* **Task requirements**
Print nothing but the lines from the start of the listing below through the line that contains "from bokeh.resources import INLINE". Do not include the pictures.

Rows from a dataset of charts and code
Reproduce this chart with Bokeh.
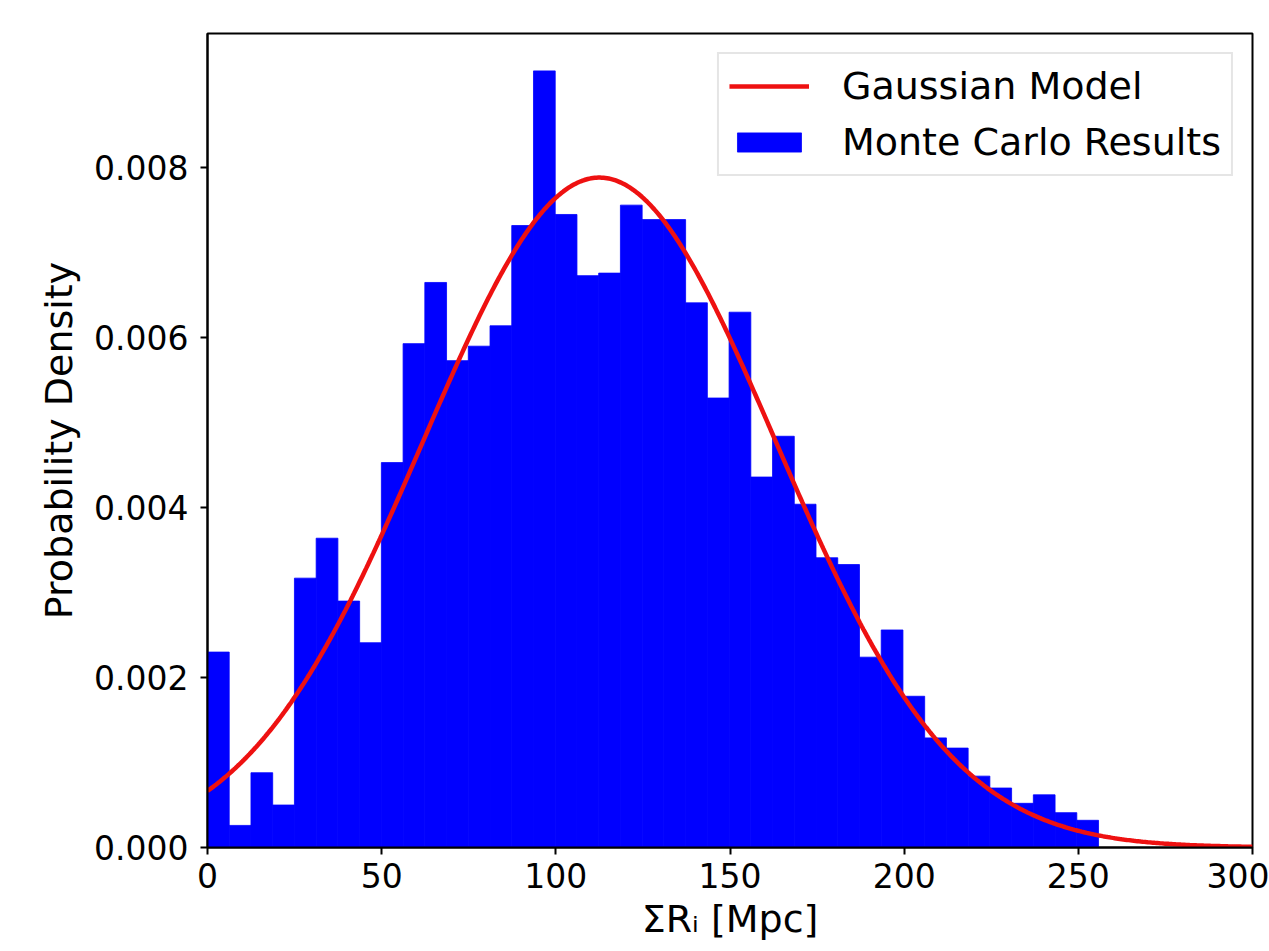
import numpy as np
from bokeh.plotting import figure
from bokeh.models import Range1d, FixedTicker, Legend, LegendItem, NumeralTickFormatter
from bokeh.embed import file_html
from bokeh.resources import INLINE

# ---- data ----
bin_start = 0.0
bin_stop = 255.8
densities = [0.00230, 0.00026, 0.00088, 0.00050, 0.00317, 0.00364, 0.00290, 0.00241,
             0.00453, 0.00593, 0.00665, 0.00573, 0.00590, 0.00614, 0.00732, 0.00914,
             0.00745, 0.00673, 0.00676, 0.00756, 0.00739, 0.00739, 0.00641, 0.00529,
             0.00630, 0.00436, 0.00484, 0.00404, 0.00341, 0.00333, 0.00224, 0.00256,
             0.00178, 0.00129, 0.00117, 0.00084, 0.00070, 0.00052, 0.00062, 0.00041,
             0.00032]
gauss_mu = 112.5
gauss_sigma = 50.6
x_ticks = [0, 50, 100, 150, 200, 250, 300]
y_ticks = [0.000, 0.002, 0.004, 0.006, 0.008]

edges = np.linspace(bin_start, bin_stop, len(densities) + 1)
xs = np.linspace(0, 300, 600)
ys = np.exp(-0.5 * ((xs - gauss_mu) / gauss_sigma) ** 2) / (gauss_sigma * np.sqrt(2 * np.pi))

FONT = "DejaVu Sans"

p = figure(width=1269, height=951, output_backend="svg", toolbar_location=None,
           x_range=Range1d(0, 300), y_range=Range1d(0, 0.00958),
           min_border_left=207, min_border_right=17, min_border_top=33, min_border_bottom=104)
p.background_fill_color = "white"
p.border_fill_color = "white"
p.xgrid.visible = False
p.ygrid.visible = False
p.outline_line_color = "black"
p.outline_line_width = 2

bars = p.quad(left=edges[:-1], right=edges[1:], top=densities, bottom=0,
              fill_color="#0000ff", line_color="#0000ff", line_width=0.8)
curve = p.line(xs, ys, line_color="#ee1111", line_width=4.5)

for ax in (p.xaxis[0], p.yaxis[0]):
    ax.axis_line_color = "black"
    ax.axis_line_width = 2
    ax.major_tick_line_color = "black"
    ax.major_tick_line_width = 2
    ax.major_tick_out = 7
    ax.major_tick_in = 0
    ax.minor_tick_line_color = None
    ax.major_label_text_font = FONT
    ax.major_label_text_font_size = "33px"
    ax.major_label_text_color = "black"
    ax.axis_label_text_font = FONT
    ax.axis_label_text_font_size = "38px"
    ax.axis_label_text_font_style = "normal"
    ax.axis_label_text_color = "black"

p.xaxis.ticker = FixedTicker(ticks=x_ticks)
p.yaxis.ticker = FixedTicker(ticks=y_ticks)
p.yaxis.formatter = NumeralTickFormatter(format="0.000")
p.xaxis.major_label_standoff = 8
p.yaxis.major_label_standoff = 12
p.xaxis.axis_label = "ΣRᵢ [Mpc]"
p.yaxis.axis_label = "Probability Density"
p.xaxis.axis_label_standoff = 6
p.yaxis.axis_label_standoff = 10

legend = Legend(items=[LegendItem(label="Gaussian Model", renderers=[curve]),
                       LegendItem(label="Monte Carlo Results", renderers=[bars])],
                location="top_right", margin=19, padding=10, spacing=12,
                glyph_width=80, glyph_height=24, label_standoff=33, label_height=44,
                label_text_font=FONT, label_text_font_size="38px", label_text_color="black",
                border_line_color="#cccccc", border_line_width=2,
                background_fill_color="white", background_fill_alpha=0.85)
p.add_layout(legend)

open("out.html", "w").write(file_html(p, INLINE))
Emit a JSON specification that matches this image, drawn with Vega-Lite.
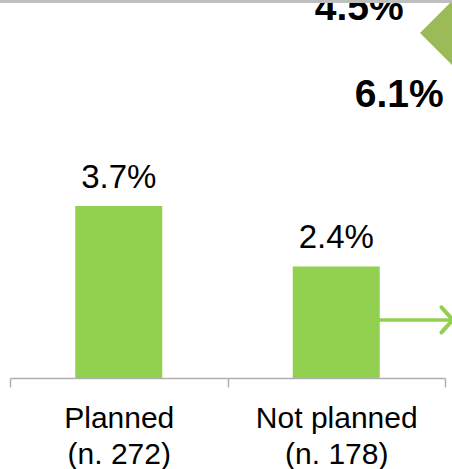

* **The response**
Reproduce this chart with Bokeh.
import numpy as np
from bokeh.plotting import figure
from bokeh.models import Range1d, FixedTicker, Legend, LegendItem, NumeralTickFormatter
from bokeh.embed import file_html
from bokeh.resources import INLINE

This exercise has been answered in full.